** Begin Records to use **

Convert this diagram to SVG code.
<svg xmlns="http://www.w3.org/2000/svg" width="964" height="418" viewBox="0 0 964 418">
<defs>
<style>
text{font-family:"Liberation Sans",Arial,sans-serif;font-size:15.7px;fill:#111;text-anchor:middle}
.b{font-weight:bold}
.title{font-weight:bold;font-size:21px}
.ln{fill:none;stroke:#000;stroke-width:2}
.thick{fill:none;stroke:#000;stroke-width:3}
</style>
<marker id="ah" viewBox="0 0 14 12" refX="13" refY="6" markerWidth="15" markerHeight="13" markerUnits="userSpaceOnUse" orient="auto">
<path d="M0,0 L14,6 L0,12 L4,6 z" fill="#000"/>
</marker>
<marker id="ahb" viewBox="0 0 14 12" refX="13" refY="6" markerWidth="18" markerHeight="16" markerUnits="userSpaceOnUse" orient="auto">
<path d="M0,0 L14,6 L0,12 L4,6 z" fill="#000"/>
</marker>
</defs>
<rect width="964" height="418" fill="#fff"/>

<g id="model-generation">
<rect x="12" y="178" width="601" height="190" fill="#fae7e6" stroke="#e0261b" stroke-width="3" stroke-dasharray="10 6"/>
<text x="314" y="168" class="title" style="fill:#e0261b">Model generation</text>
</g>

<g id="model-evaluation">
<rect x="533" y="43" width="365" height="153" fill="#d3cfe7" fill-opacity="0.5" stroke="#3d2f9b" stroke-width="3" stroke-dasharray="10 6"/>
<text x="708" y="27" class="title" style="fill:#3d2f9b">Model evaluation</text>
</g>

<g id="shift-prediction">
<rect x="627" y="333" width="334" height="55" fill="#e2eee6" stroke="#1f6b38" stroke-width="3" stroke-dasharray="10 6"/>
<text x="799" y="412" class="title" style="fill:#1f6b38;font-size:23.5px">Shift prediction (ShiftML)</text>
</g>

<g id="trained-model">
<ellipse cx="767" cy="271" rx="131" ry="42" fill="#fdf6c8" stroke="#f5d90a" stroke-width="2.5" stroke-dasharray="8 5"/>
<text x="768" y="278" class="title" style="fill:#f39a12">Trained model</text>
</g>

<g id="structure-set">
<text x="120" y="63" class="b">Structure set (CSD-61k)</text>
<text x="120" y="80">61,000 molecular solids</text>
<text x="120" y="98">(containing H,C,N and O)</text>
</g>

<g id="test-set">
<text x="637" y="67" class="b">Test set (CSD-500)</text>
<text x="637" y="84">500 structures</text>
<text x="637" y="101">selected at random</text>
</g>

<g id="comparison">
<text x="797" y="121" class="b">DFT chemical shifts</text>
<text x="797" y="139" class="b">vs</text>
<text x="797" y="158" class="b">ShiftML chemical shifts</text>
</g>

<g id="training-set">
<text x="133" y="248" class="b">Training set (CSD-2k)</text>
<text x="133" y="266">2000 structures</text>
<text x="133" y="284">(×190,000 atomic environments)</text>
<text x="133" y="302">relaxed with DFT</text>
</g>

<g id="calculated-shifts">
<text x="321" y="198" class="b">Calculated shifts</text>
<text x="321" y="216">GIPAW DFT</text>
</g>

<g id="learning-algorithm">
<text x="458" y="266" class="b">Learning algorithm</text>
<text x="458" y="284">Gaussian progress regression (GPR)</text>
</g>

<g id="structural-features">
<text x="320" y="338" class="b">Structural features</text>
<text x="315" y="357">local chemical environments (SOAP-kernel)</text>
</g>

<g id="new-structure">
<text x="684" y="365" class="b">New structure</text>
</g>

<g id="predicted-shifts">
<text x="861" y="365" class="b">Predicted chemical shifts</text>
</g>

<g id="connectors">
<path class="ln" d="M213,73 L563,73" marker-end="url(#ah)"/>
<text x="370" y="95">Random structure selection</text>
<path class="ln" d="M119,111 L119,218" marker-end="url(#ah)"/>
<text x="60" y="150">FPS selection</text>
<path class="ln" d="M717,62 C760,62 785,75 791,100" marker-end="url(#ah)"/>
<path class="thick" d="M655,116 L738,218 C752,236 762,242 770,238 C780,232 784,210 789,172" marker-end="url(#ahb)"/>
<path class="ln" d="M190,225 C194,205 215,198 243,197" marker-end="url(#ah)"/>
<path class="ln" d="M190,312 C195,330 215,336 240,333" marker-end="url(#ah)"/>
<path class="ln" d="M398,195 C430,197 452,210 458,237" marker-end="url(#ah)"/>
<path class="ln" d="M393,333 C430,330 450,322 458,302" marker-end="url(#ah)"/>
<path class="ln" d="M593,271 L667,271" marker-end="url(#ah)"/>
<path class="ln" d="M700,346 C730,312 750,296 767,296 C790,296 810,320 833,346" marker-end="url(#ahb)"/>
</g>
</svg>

** End Records to use **
** Begin Records to use **

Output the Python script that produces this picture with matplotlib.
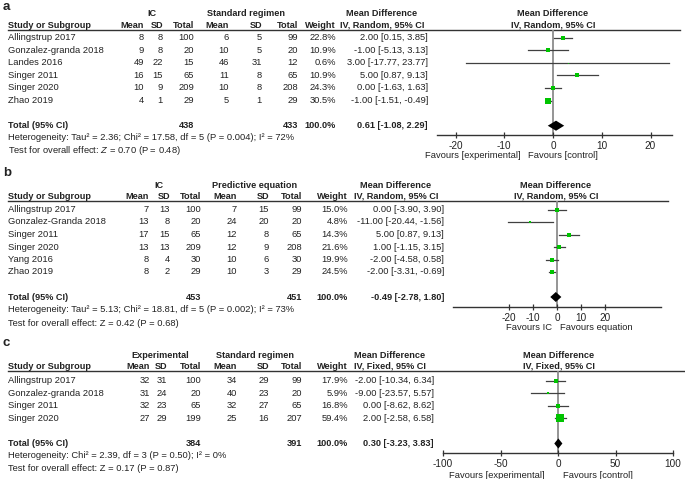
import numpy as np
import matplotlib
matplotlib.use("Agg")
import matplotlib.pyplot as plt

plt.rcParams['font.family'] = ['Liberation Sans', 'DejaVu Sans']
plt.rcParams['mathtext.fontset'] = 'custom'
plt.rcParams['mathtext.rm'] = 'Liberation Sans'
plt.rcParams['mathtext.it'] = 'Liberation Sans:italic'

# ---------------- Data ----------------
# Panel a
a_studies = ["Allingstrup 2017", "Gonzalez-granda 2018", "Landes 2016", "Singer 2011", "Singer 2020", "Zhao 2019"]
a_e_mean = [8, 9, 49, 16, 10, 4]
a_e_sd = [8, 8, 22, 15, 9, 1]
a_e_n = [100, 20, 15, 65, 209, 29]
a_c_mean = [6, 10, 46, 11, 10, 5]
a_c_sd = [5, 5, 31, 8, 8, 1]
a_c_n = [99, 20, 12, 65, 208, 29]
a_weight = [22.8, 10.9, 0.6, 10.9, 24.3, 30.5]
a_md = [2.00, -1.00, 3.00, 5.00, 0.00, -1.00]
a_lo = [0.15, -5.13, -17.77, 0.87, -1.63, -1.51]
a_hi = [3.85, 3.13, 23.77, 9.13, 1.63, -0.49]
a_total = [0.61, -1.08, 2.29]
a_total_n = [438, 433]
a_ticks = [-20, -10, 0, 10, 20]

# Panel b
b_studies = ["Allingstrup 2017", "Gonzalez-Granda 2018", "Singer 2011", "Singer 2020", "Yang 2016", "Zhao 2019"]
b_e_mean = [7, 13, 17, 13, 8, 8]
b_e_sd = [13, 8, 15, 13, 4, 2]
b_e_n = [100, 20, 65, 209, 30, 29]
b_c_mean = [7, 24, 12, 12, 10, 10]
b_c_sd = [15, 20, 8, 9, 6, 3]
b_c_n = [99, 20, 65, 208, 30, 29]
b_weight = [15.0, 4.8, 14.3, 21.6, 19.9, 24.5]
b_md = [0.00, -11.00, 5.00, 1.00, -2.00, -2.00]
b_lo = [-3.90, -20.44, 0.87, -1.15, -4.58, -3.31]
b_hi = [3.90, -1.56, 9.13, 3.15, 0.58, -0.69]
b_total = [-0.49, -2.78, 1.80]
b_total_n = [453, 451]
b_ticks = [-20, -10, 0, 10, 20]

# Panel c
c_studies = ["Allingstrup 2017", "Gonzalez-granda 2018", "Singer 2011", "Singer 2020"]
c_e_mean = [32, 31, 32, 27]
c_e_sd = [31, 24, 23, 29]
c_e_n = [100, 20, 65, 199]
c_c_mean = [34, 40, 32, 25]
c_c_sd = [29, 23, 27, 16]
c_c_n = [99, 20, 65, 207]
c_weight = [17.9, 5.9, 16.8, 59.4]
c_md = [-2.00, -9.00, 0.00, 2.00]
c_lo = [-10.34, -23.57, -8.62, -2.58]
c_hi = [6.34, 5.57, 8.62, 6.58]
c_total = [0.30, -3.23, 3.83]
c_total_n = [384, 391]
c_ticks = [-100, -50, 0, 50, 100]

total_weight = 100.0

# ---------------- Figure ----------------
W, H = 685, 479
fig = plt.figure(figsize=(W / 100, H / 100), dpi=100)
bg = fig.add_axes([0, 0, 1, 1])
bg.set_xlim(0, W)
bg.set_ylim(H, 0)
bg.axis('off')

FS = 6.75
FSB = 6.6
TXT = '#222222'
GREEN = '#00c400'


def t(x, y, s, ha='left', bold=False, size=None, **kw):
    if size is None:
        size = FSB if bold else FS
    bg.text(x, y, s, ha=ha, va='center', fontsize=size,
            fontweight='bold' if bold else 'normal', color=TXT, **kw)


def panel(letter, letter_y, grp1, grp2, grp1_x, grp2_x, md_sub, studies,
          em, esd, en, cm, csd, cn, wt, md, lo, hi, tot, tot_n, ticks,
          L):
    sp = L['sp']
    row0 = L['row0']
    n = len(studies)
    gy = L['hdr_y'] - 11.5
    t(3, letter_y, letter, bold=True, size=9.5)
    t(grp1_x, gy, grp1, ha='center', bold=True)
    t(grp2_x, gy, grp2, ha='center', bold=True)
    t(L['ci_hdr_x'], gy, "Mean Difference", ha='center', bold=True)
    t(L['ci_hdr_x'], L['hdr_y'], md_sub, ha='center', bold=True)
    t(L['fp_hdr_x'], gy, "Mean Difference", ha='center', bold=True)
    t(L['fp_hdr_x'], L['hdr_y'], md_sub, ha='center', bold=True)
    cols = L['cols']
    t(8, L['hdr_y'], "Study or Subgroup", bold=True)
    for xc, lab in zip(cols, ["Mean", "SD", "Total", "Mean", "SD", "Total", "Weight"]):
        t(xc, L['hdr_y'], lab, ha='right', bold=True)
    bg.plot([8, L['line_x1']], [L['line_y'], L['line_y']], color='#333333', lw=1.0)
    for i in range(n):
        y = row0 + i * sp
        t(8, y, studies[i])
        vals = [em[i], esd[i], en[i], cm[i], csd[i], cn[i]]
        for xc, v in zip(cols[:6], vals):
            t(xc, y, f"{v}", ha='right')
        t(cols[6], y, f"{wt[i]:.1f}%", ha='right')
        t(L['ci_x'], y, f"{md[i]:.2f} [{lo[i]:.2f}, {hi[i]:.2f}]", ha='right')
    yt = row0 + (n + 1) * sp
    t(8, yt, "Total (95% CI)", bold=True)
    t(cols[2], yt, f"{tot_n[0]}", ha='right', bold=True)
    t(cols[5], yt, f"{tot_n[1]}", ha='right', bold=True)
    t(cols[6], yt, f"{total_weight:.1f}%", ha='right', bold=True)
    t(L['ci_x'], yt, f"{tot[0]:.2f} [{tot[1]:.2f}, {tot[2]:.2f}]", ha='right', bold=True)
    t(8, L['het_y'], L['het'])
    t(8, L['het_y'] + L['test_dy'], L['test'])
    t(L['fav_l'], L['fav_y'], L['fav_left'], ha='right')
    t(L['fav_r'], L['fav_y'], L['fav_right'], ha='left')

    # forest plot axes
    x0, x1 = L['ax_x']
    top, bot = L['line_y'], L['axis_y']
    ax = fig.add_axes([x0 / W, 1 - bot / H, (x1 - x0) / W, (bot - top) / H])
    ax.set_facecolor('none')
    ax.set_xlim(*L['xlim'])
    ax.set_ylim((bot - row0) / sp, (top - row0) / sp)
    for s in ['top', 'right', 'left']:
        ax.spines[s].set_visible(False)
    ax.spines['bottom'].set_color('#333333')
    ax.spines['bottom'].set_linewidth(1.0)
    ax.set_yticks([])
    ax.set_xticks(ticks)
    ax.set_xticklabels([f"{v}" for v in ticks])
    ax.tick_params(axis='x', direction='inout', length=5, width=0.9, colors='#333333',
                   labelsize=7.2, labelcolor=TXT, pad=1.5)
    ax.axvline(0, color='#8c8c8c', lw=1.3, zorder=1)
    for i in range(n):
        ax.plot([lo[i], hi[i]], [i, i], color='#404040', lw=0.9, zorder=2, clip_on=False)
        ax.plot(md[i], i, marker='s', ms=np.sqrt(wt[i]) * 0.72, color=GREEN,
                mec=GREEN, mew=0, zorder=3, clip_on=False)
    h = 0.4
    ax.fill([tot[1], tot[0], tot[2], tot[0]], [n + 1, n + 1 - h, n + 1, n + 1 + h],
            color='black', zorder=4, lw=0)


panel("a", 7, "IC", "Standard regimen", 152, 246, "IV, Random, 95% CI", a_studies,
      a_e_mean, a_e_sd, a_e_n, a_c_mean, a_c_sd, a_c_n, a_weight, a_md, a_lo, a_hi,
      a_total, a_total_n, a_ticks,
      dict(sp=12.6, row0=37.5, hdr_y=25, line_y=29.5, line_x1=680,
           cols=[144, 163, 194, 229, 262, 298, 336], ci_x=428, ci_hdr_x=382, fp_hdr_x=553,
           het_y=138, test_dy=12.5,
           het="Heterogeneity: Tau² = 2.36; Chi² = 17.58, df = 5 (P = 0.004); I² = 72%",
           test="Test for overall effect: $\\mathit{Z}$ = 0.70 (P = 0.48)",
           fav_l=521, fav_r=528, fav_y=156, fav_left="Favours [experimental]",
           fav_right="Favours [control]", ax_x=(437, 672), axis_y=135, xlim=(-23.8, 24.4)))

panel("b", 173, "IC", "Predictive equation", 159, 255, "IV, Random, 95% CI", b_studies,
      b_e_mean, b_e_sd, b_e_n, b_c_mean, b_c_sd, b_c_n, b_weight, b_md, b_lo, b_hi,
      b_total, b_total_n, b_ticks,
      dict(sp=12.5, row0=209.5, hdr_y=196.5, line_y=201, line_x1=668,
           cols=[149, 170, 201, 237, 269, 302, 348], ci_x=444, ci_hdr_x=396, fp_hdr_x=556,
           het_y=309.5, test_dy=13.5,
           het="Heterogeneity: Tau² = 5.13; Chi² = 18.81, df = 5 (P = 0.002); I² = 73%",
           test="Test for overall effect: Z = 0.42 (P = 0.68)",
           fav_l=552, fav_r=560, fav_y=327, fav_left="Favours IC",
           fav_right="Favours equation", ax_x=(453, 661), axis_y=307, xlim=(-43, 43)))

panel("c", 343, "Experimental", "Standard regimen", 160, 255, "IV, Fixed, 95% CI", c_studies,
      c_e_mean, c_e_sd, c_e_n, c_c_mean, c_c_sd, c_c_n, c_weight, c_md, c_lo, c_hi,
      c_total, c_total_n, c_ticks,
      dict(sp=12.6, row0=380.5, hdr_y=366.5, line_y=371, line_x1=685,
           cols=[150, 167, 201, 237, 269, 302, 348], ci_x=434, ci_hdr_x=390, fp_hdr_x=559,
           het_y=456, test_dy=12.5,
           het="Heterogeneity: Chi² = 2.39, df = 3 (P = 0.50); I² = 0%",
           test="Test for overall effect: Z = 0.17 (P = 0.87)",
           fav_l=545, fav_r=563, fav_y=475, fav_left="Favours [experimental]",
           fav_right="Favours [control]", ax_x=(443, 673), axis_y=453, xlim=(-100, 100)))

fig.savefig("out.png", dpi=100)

** End Records to use **
** Begin Records to use **

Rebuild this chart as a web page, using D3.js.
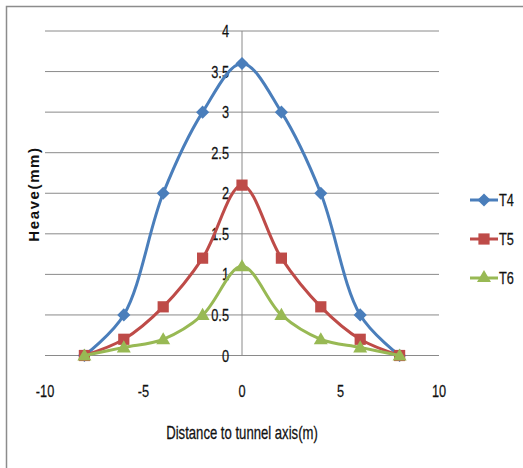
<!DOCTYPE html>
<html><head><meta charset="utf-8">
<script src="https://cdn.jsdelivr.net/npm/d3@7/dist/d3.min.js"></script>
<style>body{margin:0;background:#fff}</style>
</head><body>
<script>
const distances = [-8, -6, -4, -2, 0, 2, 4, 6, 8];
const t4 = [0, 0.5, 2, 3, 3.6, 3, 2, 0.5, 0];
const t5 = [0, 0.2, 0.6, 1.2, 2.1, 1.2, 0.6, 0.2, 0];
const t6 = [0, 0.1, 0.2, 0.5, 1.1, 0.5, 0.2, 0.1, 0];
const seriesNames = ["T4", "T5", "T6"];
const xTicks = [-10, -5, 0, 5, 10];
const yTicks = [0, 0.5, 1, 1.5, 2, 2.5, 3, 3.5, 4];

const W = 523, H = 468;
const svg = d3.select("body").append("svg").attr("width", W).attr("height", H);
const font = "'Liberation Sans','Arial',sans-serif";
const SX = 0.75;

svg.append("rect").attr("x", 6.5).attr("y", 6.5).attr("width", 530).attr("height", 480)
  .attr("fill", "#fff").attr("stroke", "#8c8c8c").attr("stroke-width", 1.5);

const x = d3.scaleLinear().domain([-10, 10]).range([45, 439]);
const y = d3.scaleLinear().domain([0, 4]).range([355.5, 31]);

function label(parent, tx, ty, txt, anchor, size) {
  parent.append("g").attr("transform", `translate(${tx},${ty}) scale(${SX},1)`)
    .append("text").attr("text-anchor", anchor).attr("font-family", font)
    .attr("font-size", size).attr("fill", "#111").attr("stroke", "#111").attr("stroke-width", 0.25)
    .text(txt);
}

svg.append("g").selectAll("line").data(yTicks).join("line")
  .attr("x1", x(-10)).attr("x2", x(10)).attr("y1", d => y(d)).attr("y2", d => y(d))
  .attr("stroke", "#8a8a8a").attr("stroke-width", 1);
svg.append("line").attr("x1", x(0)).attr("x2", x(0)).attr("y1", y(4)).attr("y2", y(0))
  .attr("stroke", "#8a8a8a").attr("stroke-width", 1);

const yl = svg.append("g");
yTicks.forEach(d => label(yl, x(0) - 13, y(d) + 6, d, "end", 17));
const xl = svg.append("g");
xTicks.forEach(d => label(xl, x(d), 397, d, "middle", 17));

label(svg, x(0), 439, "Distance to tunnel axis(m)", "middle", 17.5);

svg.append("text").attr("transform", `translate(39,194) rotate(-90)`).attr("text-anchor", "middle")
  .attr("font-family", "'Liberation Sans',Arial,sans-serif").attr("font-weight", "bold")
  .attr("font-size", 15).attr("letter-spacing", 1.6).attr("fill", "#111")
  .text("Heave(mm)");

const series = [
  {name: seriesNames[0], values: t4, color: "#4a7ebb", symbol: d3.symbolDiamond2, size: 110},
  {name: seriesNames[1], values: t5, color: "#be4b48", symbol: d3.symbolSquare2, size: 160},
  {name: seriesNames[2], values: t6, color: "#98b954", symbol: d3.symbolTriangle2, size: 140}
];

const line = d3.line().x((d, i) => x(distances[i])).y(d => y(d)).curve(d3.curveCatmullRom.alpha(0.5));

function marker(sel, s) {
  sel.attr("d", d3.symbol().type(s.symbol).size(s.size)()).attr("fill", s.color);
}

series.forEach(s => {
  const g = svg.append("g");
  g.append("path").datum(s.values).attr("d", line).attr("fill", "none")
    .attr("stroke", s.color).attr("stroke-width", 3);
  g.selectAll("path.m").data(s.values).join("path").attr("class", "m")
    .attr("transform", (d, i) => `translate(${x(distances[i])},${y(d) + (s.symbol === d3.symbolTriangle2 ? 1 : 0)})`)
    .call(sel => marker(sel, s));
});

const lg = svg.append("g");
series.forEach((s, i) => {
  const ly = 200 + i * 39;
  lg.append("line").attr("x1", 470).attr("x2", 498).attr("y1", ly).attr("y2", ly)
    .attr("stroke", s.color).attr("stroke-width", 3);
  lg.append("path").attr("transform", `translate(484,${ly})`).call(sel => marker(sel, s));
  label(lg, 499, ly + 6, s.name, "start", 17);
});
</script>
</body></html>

** End Records to use **

* **Your objective**:
Nothing but the lines from the one with "Output the Python" down to the one with "plt.rcParams['mathtext.it'] = 'Liberation" should be printed, both of them included. Leave out the pictures.

* **Solution to the problem**:
Output the Python script that produces this picture with matplotlib.
import numpy as np
import matplotlib
matplotlib.use("Agg")
import matplotlib.pyplot as plt

plt.rcParams['font.family'] = ['Liberation Sans', 'DejaVu Sans']
plt.rcParams['mathtext.fontset'] = 'custom'
plt.rcParams['mathtext.rm'] = 'Liberation Sans'
plt.rcParams['mathtext.it'] = 'Liberation Sans:italic'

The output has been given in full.